(begin)

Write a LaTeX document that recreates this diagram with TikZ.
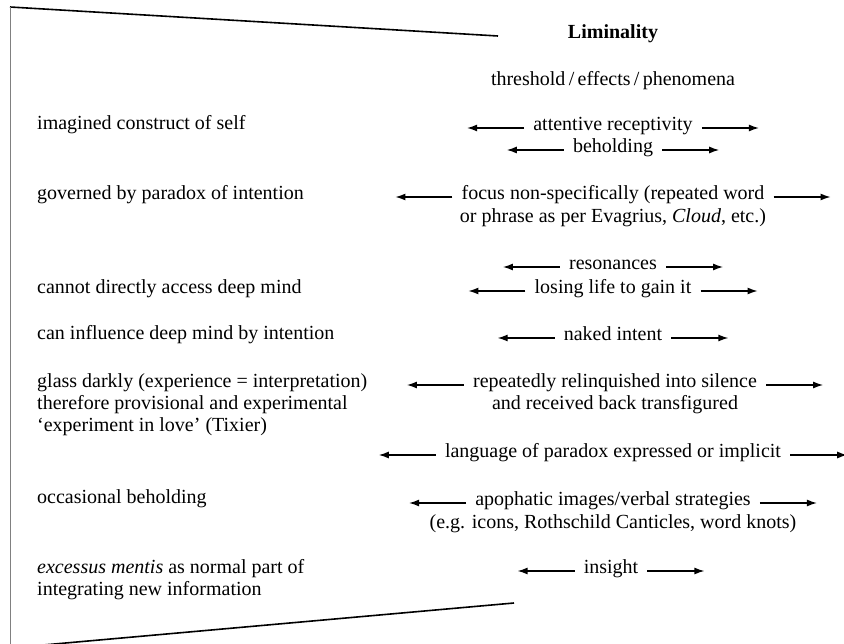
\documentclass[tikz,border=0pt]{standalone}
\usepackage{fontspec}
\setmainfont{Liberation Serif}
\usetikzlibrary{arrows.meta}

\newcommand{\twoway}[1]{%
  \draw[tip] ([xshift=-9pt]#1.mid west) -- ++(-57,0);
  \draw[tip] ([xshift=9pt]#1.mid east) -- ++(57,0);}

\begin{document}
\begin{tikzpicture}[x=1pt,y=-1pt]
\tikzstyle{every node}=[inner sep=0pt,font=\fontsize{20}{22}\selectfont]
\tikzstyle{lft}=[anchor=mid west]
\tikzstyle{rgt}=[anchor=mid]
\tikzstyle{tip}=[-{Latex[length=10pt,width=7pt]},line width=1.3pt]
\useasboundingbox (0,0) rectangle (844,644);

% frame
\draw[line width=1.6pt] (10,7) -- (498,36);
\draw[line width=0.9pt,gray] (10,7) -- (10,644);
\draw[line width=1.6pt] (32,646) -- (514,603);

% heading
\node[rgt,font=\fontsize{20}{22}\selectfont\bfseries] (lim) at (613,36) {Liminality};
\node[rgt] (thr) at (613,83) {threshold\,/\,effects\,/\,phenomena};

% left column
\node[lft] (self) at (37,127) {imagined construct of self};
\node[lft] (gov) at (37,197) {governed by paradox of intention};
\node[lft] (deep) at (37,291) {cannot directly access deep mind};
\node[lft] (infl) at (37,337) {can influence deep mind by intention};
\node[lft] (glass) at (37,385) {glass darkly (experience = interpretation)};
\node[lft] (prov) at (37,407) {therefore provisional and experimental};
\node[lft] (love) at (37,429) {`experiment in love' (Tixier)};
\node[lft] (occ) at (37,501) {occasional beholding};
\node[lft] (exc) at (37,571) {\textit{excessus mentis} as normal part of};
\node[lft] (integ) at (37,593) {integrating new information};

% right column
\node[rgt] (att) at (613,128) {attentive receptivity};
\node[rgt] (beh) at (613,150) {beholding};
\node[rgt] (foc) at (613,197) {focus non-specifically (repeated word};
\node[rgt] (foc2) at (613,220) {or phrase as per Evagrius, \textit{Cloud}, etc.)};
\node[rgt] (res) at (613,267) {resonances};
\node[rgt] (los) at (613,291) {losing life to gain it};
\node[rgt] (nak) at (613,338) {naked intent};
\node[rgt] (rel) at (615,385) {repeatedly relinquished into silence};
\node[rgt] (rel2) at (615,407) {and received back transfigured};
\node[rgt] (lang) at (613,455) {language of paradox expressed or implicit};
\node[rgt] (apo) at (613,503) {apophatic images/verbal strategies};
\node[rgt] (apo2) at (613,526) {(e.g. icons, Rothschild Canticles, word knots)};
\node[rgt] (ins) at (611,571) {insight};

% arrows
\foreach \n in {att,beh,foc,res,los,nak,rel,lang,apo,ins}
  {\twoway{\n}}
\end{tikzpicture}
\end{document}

(end)
(begin)

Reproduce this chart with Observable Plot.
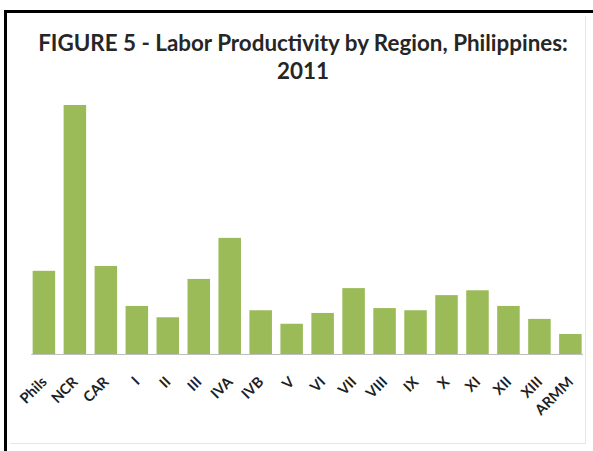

(end)

- THE REQUEST -
Copy out the lines that hold "with".

- THE SOLUTION -
Write a LaTeX document that recreates this diagram with TikZ.
Reproduce this chart with Observable Plot.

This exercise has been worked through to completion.